◆ Objective
Leave out the images; return the rest of the data exactly.
-- Begin --
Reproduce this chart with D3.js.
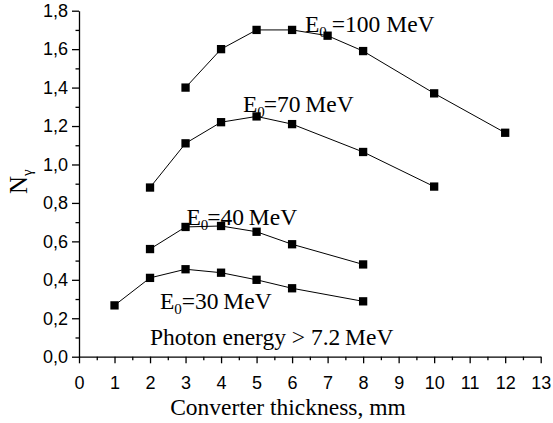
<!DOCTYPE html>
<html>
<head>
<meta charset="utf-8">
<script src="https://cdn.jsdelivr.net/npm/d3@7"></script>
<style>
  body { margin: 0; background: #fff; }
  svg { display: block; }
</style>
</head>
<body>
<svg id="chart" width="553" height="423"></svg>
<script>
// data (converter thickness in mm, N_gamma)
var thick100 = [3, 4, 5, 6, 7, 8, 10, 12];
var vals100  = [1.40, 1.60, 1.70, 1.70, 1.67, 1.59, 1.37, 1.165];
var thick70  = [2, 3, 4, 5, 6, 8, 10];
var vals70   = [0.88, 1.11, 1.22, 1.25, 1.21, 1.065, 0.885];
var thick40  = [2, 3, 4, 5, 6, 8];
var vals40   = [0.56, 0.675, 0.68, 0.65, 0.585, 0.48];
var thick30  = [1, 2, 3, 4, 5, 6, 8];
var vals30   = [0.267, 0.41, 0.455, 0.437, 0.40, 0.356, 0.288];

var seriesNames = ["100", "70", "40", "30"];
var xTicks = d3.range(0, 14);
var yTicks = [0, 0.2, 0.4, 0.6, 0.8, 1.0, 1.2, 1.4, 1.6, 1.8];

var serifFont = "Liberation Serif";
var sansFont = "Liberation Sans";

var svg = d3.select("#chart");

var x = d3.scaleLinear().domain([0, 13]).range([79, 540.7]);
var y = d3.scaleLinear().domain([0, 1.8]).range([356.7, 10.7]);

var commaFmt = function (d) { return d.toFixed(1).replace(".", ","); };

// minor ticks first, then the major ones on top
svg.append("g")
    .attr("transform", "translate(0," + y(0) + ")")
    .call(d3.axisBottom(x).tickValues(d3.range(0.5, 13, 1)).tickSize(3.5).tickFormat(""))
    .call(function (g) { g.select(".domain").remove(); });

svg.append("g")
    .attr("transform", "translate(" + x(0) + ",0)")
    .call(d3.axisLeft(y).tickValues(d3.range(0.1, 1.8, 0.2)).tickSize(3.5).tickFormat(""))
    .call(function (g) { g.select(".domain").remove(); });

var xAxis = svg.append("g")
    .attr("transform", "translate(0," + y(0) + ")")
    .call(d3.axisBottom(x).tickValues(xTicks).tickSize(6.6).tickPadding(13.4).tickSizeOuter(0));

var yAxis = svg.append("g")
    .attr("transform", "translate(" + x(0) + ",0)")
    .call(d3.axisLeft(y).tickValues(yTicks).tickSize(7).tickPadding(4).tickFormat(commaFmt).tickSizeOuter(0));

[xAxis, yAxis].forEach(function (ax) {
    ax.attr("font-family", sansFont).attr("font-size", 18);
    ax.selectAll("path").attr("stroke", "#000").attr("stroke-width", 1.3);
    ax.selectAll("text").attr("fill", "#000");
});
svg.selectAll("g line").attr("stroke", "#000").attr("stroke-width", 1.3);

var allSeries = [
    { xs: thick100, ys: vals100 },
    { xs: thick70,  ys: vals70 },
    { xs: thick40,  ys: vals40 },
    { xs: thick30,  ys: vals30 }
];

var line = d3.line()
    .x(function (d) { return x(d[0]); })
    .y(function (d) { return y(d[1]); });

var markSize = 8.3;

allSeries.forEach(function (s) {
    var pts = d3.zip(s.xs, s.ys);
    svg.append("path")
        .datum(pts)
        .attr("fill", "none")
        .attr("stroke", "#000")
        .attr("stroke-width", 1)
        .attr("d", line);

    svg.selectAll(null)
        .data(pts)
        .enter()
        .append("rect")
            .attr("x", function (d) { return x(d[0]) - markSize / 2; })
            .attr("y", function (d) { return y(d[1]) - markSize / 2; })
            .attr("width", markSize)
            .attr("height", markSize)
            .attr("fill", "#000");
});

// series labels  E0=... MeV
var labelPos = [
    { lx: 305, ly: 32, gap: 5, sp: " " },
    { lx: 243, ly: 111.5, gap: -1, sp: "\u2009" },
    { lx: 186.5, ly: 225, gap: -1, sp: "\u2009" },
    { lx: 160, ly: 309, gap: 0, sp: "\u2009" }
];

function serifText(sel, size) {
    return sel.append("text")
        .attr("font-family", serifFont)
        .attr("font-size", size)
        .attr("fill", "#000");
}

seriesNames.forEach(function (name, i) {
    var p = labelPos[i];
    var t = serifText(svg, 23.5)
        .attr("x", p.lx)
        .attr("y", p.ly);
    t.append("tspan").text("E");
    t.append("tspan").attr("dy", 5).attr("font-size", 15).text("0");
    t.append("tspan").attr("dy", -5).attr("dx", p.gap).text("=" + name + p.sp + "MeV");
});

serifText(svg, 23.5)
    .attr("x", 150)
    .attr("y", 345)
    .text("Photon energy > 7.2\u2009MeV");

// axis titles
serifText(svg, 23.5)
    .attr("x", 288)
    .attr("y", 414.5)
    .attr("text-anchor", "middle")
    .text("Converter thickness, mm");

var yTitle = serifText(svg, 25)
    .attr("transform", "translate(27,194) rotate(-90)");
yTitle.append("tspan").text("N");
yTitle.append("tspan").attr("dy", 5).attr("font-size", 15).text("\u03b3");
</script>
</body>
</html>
-- End --
◆ Result below
Reproduce this chart with D3.js.
<!DOCTYPE html>
<html>
<head>
<meta charset="utf-8">
<script src="https://cdn.jsdelivr.net/npm/d3@7"></script>
<style>
  body { margin: 0; background: #fff; }
  svg { display: block; }
</style>
</head>
<body>
<svg id="chart" width="553" height="423"></svg>
<script>
// data (converter thickness in mm, N_gamma)
var thick100 = [3, 4, 5, 6, 7, 8, 10, 12];
var vals100  = [1.40, 1.60, 1.70, 1.70, 1.67, 1.59, 1.37, 1.165];
var thick70  = [2, 3, 4, 5, 6, 8, 10];
var vals70   = [0.88, 1.11, 1.22, 1.25, 1.21, 1.065, 0.885];
var thick40  = [2, 3, 4, 5, 6, 8];
var vals40   = [0.56, 0.675, 0.68, 0.65, 0.585, 0.48];
var thick30  = [1, 2, 3, 4, 5, 6, 8];
var vals30   = [0.267, 0.41, 0.455, 0.437, 0.40, 0.356, 0.288];

var seriesNames = ["100", "70", "40", "30"];
var xTicks = d3.range(0, 14);
var yTicks = [0, 0.2, 0.4, 0.6, 0.8, 1.0, 1.2, 1.4, 1.6, 1.8];

var serifFont = "Liberation Serif";
var sansFont = "Liberation Sans";

var svg = d3.select("#chart");

var x = d3.scaleLinear().domain([0, 13]).range([79, 540.7]);
var y = d3.scaleLinear().domain([0, 1.8]).range([356.7, 10.7]);

var commaFmt = function (d) { return d.toFixed(1).replace(".", ","); };

// minor ticks first, then the major ones on top
svg.append("g")
    .attr("transform", "translate(0," + y(0) + ")")
    .call(d3.axisBottom(x).tickValues(d3.range(0.5, 13, 1)).tickSize(3.5).tickFormat(""))
    .call(function (g) { g.select(".domain").remove(); });

svg.append("g")
    .attr("transform", "translate(" + x(0) + ",0)")
    .call(d3.axisLeft(y).tickValues(d3.range(0.1, 1.8, 0.2)).tickSize(3.5).tickFormat(""))
    .call(function (g) { g.select(".domain").remove(); });

var xAxis = svg.append("g")
    .attr("transform", "translate(0," + y(0) + ")")
    .call(d3.axisBottom(x).tickValues(xTicks).tickSize(6.6).tickPadding(13.4).tickSizeOuter(0));

var yAxis = svg.append("g")
    .attr("transform", "translate(" + x(0) + ",0)")
    .call(d3.axisLeft(y).tickValues(yTicks).tickSize(7).tickPadding(4).tickFormat(commaFmt).tickSizeOuter(0));

[xAxis, yAxis].forEach(function (ax) {
    ax.attr("font-family", sansFont).attr("font-size", 18);
    ax.selectAll("path").attr("stroke", "#000").attr("stroke-width", 1.3);
    ax.selectAll("text").attr("fill", "#000");
});
svg.selectAll("g line").attr("stroke", "#000").attr("stroke-width", 1.3);

var allSeries = [
    { xs: thick100, ys: vals100 },
    { xs: thick70,  ys: vals70 },
    { xs: thick40,  ys: vals40 },
    { xs: thick30,  ys: vals30 }
];

var line = d3.line()
    .x(function (d) { return x(d[0]); })
    .y(function (d) { return y(d[1]); });

var markSize = 8.3;

allSeries.forEach(function (s) {
    var pts = d3.zip(s.xs, s.ys);
    svg.append("path")
        .datum(pts)
        .attr("fill", "none")
        .attr("stroke", "#000")
        .attr("stroke-width", 1)
        .attr("d", line);

    svg.selectAll(null)
        .data(pts)
        .enter()
        .append("rect")
            .attr("x", function (d) { return x(d[0]) - markSize / 2; })
            .attr("y", function (d) { return y(d[1]) - markSize / 2; })
            .attr("width", markSize)
            .attr("height", markSize)
            .attr("fill", "#000");
});

// series labels  E0=... MeV
var labelPos = [
    { lx: 305, ly: 32, gap: 5, sp: " " },
    { lx: 243, ly: 111.5, gap: -1, sp: "\u2009" },
    { lx: 186.5, ly: 225, gap: -1, sp: "\u2009" },
    { lx: 160, ly: 309, gap: 0, sp: "\u2009" }
];

function serifText(sel, size) {
    return sel.append("text")
        .attr("font-family", serifFont)
        .attr("font-size", size)
        .attr("fill", "#000");
}

seriesNames.forEach(function (name, i) {
    var p = labelPos[i];
    var t = serifText(svg, 23.5)
        .attr("x", p.lx)
        .attr("y", p.ly);
    t.append("tspan").text("E");
    t.append("tspan").attr("dy", 5).attr("font-size", 15).text("0");
    t.append("tspan").attr("dy", -5).attr("dx", p.gap).text("=" + name + p.sp + "MeV");
});

serifText(svg, 23.5)
    .attr("x", 150)
    .attr("y", 345)
    .text("Photon energy > 7.2\u2009MeV");

// axis titles
serifText(svg, 23.5)
    .attr("x", 288)
    .attr("y", 414.5)
    .attr("text-anchor", "middle")
    .text("Converter thickness, mm");

var yTitle = serifText(svg, 25)
    .attr("transform", "translate(27,194) rotate(-90)");
yTitle.append("tspan").text("N");
yTitle.append("tspan").attr("dy", 5).attr("font-size", 15).text("\u03b3");
</script>
</body>
</html>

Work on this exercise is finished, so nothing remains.